Big agriculture isn't the farm that has 10,000 or even 100,000 acres under cultivation. Big agriculture is the companies that provide the equipment, the seed, the chemicals and buy the product -- companies like Deere, Monsanto, ADM, Cargill, Perdue, Tyson, Smithfield. All of them are far, far bigger organizations than even the biggest farms. So are the banks that provide financing. And all of them are effectively monopolies in the markets they serve. By their standards the guys who do the actual growing -- even the biggest ones -- are the little guys.

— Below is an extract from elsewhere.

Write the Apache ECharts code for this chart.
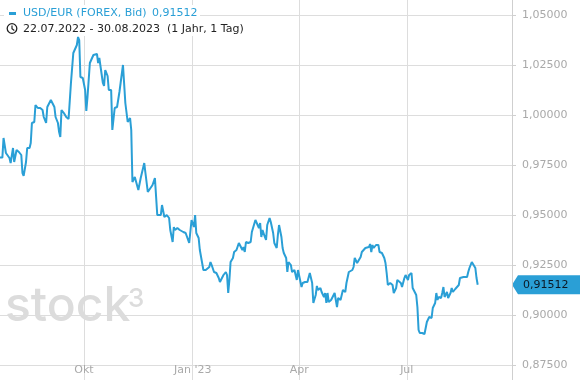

So why aren't the big guys in the growing business? Farming is risky. A farmer is at the mercy of the weather, energy prices, labor prices, input prices, commodity prices and interest rates. Farming is often physically dangerous work, with unpleasant working conditions and a lot of uncertainty. At the same time, in the production of a finished product there is only a certain amount of profit to be shared among everyone who had a hand in producing it. If you're in the production chain and you have a monopoly position, you can take an oversized share of the profits.
The growers are in a position where they buy their equipment and inputs from monopoly producers like Deere and Monsanto, and sell their products to monopoly buyers like Cargill, ADM, Perdue and Smithfield. The monopolists are perfectly happy to let the growers take all the risk while they enjoy most of the profits.